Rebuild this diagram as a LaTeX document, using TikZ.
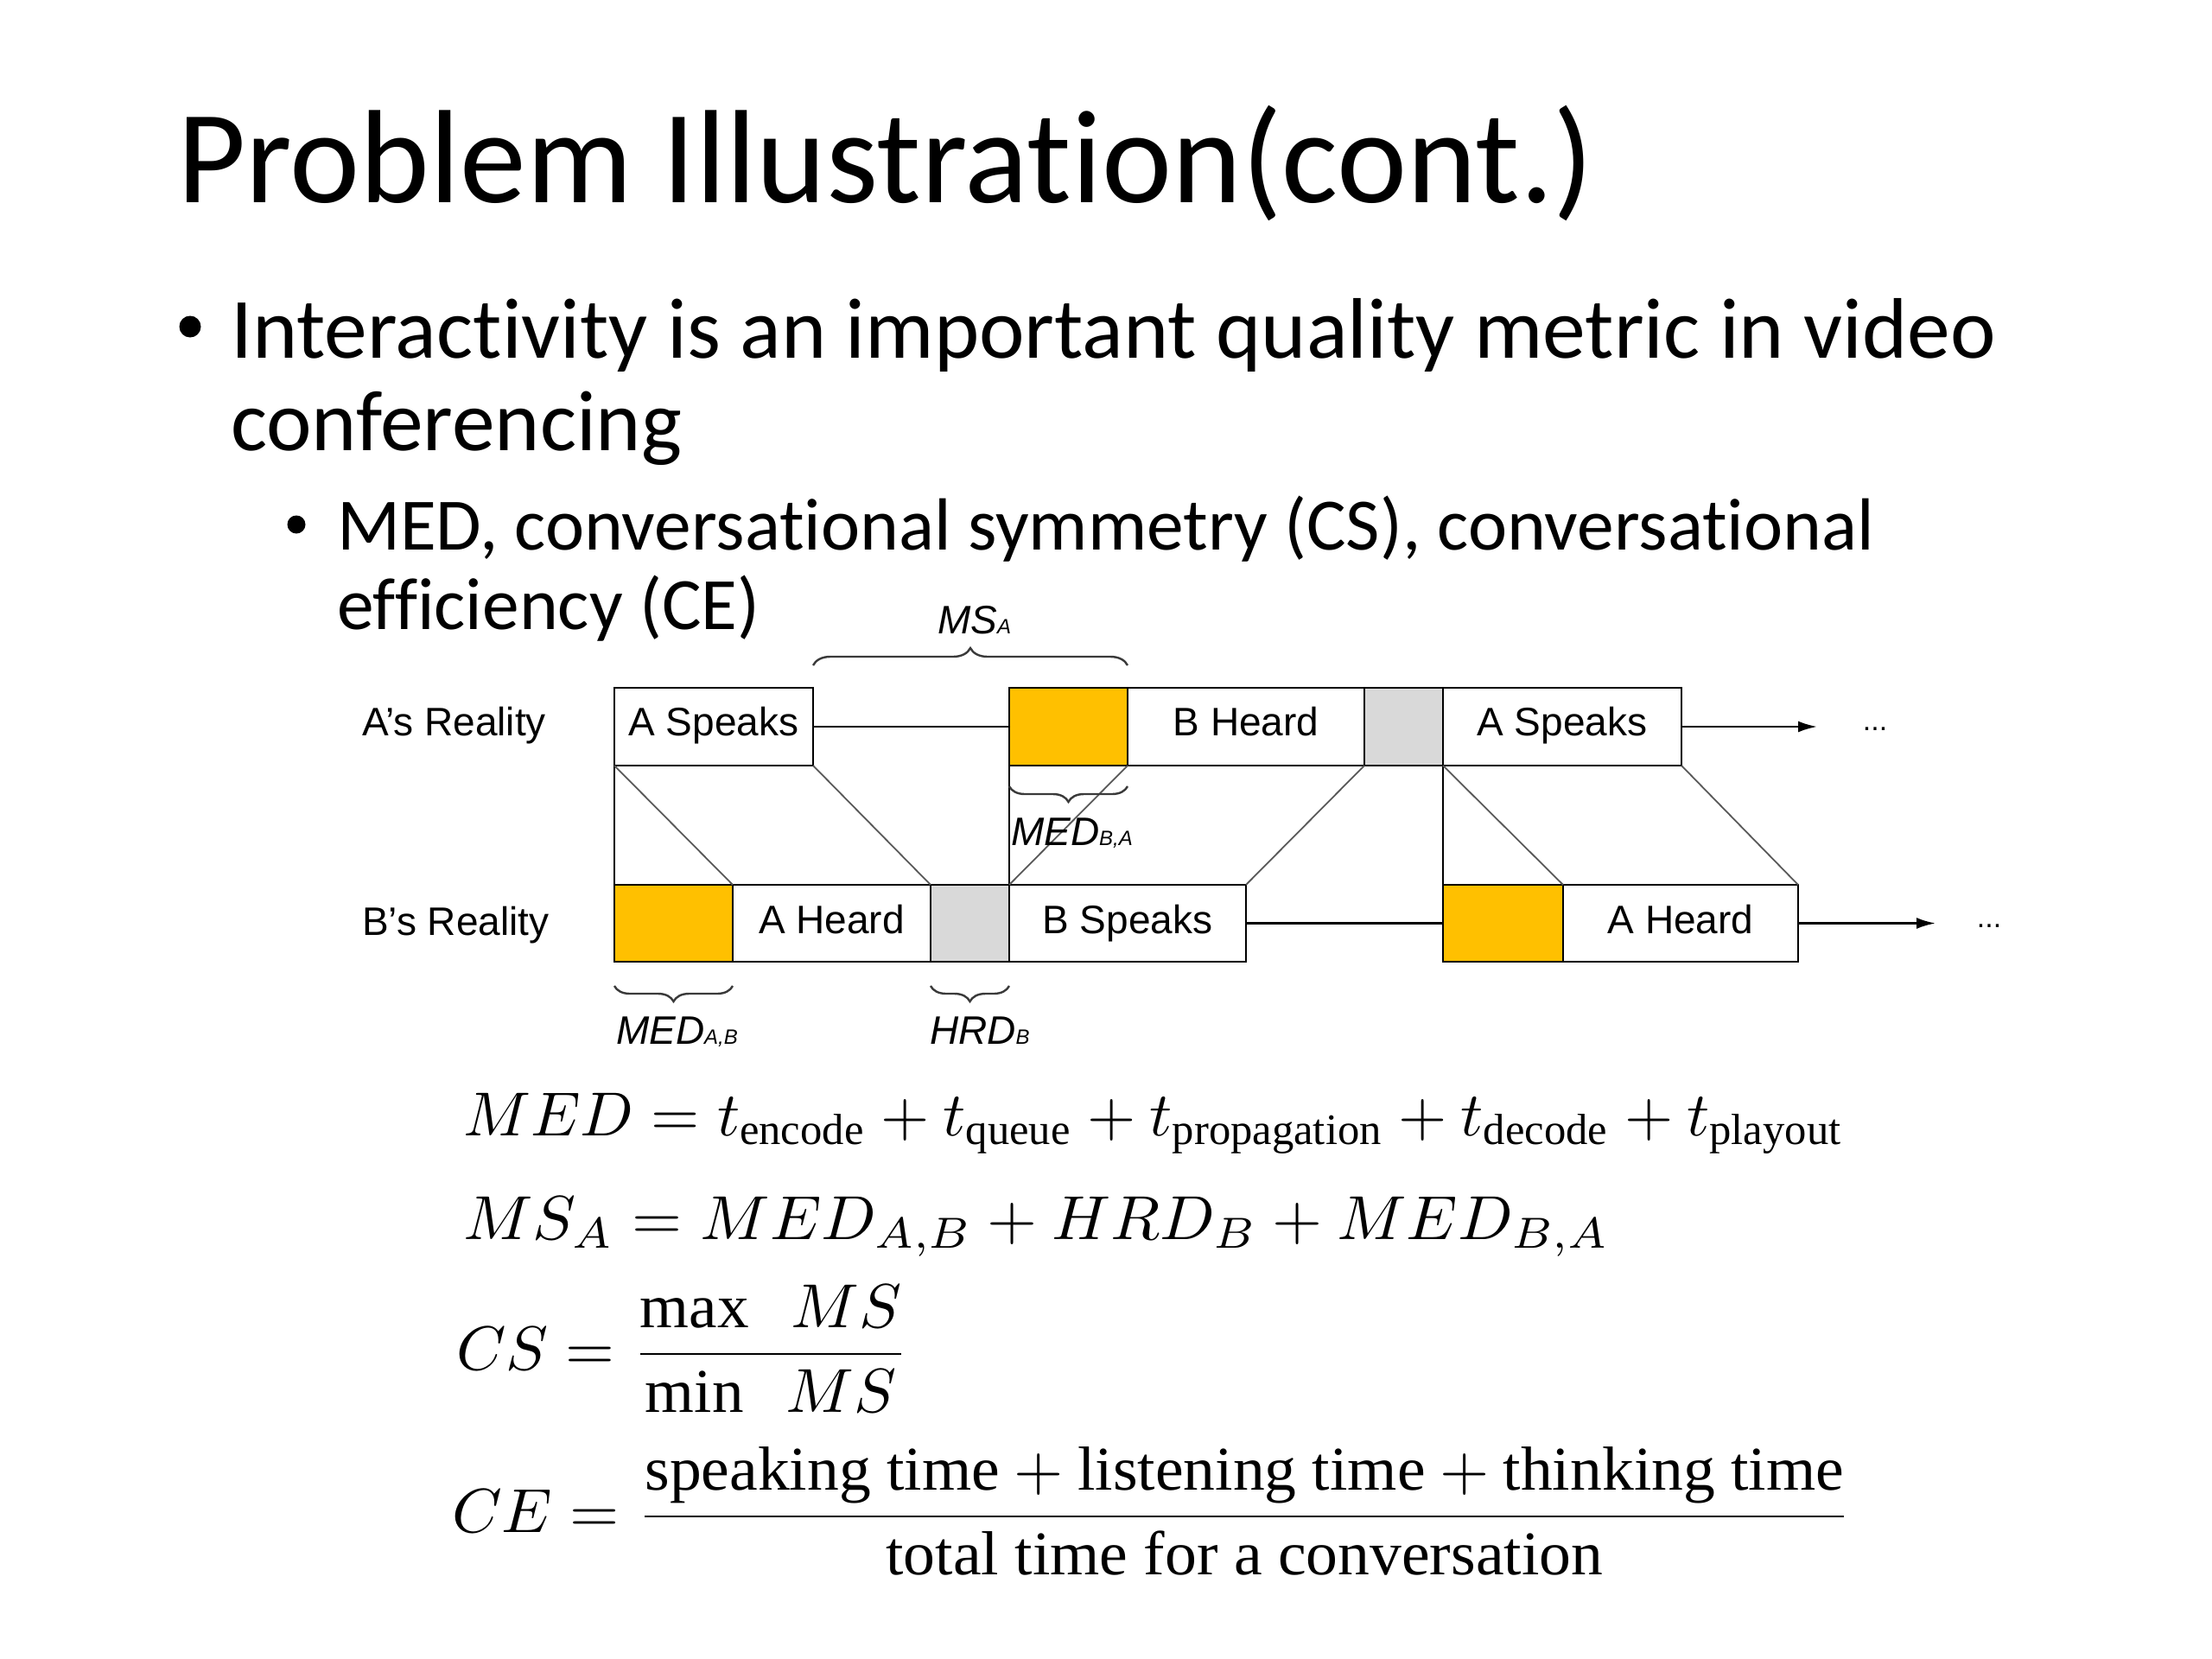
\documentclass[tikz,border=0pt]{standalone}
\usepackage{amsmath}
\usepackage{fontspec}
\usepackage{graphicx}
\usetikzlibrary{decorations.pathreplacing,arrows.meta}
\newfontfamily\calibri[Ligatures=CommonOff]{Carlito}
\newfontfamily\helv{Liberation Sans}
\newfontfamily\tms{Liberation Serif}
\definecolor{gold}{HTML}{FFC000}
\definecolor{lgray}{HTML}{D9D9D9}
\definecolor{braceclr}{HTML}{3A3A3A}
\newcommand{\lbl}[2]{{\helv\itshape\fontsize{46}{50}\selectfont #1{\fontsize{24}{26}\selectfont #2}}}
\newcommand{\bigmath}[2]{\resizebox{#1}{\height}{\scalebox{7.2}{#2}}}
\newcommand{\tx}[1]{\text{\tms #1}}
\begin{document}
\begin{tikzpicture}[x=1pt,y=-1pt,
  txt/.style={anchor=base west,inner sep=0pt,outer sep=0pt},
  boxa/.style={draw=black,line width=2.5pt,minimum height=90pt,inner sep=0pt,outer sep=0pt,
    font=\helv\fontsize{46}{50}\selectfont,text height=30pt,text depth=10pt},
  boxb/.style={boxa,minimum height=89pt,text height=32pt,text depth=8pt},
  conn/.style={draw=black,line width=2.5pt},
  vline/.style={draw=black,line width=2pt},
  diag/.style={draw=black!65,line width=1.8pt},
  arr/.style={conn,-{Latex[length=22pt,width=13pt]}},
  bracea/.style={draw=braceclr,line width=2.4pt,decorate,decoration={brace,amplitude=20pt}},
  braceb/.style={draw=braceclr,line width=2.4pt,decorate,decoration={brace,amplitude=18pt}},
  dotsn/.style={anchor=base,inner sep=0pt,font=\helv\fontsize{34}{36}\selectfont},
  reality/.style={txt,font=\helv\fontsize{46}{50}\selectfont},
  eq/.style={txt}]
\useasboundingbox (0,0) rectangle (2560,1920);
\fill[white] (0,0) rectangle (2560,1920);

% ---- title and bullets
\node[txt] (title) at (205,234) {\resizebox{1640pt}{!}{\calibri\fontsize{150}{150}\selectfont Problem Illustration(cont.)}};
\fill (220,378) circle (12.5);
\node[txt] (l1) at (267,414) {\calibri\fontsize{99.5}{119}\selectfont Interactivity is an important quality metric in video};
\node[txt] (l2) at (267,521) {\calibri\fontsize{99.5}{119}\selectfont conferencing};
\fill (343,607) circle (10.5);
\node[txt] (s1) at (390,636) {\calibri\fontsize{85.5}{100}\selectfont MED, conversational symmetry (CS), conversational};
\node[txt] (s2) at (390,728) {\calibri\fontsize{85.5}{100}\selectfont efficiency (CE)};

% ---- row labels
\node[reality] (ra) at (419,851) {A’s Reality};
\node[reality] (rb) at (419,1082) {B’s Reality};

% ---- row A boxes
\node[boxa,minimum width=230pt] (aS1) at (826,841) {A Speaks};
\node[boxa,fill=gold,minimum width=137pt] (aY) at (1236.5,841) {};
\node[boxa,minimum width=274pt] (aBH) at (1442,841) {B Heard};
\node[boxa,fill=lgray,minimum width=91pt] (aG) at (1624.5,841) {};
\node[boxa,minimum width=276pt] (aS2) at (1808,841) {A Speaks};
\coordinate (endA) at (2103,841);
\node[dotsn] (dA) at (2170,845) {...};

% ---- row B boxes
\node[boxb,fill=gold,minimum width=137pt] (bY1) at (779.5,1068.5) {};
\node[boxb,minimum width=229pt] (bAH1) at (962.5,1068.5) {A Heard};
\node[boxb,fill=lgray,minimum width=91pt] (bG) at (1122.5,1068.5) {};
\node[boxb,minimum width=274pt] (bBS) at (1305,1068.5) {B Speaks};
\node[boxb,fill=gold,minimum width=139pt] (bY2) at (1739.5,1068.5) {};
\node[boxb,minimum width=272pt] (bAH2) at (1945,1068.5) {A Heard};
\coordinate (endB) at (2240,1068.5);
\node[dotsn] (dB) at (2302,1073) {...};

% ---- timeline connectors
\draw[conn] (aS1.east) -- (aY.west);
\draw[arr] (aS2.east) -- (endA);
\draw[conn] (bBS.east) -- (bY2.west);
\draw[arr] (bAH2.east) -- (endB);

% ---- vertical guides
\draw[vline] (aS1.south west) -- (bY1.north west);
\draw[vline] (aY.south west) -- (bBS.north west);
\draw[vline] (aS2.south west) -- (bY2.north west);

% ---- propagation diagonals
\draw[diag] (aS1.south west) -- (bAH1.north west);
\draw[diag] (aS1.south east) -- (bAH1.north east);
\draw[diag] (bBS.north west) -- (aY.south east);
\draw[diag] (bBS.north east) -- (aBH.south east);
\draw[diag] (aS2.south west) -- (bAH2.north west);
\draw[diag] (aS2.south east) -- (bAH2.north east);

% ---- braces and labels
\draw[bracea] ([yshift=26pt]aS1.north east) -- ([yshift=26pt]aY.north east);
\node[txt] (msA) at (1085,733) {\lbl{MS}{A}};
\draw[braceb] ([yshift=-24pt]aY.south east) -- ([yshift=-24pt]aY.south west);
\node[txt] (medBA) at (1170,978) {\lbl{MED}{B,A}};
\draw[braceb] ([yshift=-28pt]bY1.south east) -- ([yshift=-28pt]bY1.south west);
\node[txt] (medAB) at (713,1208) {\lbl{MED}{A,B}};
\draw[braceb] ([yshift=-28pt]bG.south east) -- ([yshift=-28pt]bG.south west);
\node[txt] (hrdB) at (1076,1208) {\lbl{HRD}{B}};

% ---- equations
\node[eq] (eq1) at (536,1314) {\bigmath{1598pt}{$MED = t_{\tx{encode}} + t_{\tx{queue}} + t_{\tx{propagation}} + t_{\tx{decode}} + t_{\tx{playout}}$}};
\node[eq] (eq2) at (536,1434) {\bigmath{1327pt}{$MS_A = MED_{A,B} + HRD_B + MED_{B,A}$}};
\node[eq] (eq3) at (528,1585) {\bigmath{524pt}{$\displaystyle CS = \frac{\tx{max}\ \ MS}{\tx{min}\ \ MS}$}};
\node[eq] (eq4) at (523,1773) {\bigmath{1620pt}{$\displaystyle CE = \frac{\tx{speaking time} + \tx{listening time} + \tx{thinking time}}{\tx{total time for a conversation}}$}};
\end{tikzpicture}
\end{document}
- - - -
### Aim
Output an exact copy of the material, with the pictures removed.

### Correct response
Rebuild this diagram as a LaTeX document, using TikZ.
\documentclass[tikz,border=0pt]{standalone}
\usepackage{amsmath}
\usepackage{fontspec}
\usepackage{graphicx}
\usetikzlibrary{decorations.pathreplacing,arrows.meta}
\newfontfamily\calibri[Ligatures=CommonOff]{Carlito}
\newfontfamily\helv{Liberation Sans}
\newfontfamily\tms{Liberation Serif}
\definecolor{gold}{HTML}{FFC000}
\definecolor{lgray}{HTML}{D9D9D9}
\definecolor{braceclr}{HTML}{3A3A3A}
\newcommand{\lbl}[2]{{\helv\itshape\fontsize{46}{50}\selectfont #1{\fontsize{24}{26}\selectfont #2}}}
\newcommand{\bigmath}[2]{\resizebox{#1}{\height}{\scalebox{7.2}{#2}}}
\newcommand{\tx}[1]{\text{\tms #1}}
\begin{document}
\begin{tikzpicture}[x=1pt,y=-1pt,
  txt/.style={anchor=base west,inner sep=0pt,outer sep=0pt},
  boxa/.style={draw=black,line width=2.5pt,minimum height=90pt,inner sep=0pt,outer sep=0pt,
    font=\helv\fontsize{46}{50}\selectfont,text height=30pt,text depth=10pt},
  boxb/.style={boxa,minimum height=89pt,text height=32pt,text depth=8pt},
  conn/.style={draw=black,line width=2.5pt},
  vline/.style={draw=black,line width=2pt},
  diag/.style={draw=black!65,line width=1.8pt},
  arr/.style={conn,-{Latex[length=22pt,width=13pt]}},
  bracea/.style={draw=braceclr,line width=2.4pt,decorate,decoration={brace,amplitude=20pt}},
  braceb/.style={draw=braceclr,line width=2.4pt,decorate,decoration={brace,amplitude=18pt}},
  dotsn/.style={anchor=base,inner sep=0pt,font=\helv\fontsize{34}{36}\selectfont},
  reality/.style={txt,font=\helv\fontsize{46}{50}\selectfont},
  eq/.style={txt}]
\useasboundingbox (0,0) rectangle (2560,1920);
\fill[white] (0,0) rectangle (2560,1920);

% ---- title and bullets
\node[txt] (title) at (205,234) {\resizebox{1640pt}{!}{\calibri\fontsize{150}{150}\selectfont Problem Illustration(cont.)}};
\fill (220,378) circle (12.5);
\node[txt] (l1) at (267,414) {\calibri\fontsize{99.5}{119}\selectfont Interactivity is an important quality metric in video};
\node[txt] (l2) at (267,521) {\calibri\fontsize{99.5}{119}\selectfont conferencing};
\fill (343,607) circle (10.5);
\node[txt] (s1) at (390,636) {\calibri\fontsize{85.5}{100}\selectfont MED, conversational symmetry (CS), conversational};
\node[txt] (s2) at (390,728) {\calibri\fontsize{85.5}{100}\selectfont efficiency (CE)};

% ---- row labels
\node[reality] (ra) at (419,851) {A’s Reality};
\node[reality] (rb) at (419,1082) {B’s Reality};

% ---- row A boxes
\node[boxa,minimum width=230pt] (aS1) at (826,841) {A Speaks};
\node[boxa,fill=gold,minimum width=137pt] (aY) at (1236.5,841) {};
\node[boxa,minimum width=274pt] (aBH) at (1442,841) {B Heard};
\node[boxa,fill=lgray,minimum width=91pt] (aG) at (1624.5,841) {};
\node[boxa,minimum width=276pt] (aS2) at (1808,841) {A Speaks};
\coordinate (endA) at (2103,841);
\node[dotsn] (dA) at (2170,845) {...};

% ---- row B boxes
\node[boxb,fill=gold,minimum width=137pt] (bY1) at (779.5,1068.5) {};
\node[boxb,minimum width=229pt] (bAH1) at (962.5,1068.5) {A Heard};
\node[boxb,fill=lgray,minimum width=91pt] (bG) at (1122.5,1068.5) {};
\node[boxb,minimum width=274pt] (bBS) at (1305,1068.5) {B Speaks};
\node[boxb,fill=gold,minimum width=139pt] (bY2) at (1739.5,1068.5) {};
\node[boxb,minimum width=272pt] (bAH2) at (1945,1068.5) {A Heard};
\coordinate (endB) at (2240,1068.5);
\node[dotsn] (dB) at (2302,1073) {...};

% ---- timeline connectors
\draw[conn] (aS1.east) -- (aY.west);
\draw[arr] (aS2.east) -- (endA);
\draw[conn] (bBS.east) -- (bY2.west);
\draw[arr] (bAH2.east) -- (endB);

% ---- vertical guides
\draw[vline] (aS1.south west) -- (bY1.north west);
\draw[vline] (aY.south west) -- (bBS.north west);
\draw[vline] (aS2.south west) -- (bY2.north west);

% ---- propagation diagonals
\draw[diag] (aS1.south west) -- (bAH1.north west);
\draw[diag] (aS1.south east) -- (bAH1.north east);
\draw[diag] (bBS.north west) -- (aY.south east);
\draw[diag] (bBS.north east) -- (aBH.south east);
\draw[diag] (aS2.south west) -- (bAH2.north west);
\draw[diag] (aS2.south east) -- (bAH2.north east);

% ---- braces and labels
\draw[bracea] ([yshift=26pt]aS1.north east) -- ([yshift=26pt]aY.north east);
\node[txt] (msA) at (1085,733) {\lbl{MS}{A}};
\draw[braceb] ([yshift=-24pt]aY.south east) -- ([yshift=-24pt]aY.south west);
\node[txt] (medBA) at (1170,978) {\lbl{MED}{B,A}};
\draw[braceb] ([yshift=-28pt]bY1.south east) -- ([yshift=-28pt]bY1.south west);
\node[txt] (medAB) at (713,1208) {\lbl{MED}{A,B}};
\draw[braceb] ([yshift=-28pt]bG.south east) -- ([yshift=-28pt]bG.south west);
\node[txt] (hrdB) at (1076,1208) {\lbl{HRD}{B}};

% ---- equations
\node[eq] (eq1) at (536,1314) {\bigmath{1598pt}{$MED = t_{\tx{encode}} + t_{\tx{queue}} + t_{\tx{propagation}} + t_{\tx{decode}} + t_{\tx{playout}}$}};
\node[eq] (eq2) at (536,1434) {\bigmath{1327pt}{$MS_A = MED_{A,B} + HRD_B + MED_{B,A}$}};
\node[eq] (eq3) at (528,1585) {\bigmath{524pt}{$\displaystyle CS = \frac{\tx{max}\ \ MS}{\tx{min}\ \ MS}$}};
\node[eq] (eq4) at (523,1773) {\bigmath{1620pt}{$\displaystyle CE = \frac{\tx{speaking time} + \tx{listening time} + \tx{thinking time}}{\tx{total time for a conversation}}$}};
\end{tikzpicture}
\end{document}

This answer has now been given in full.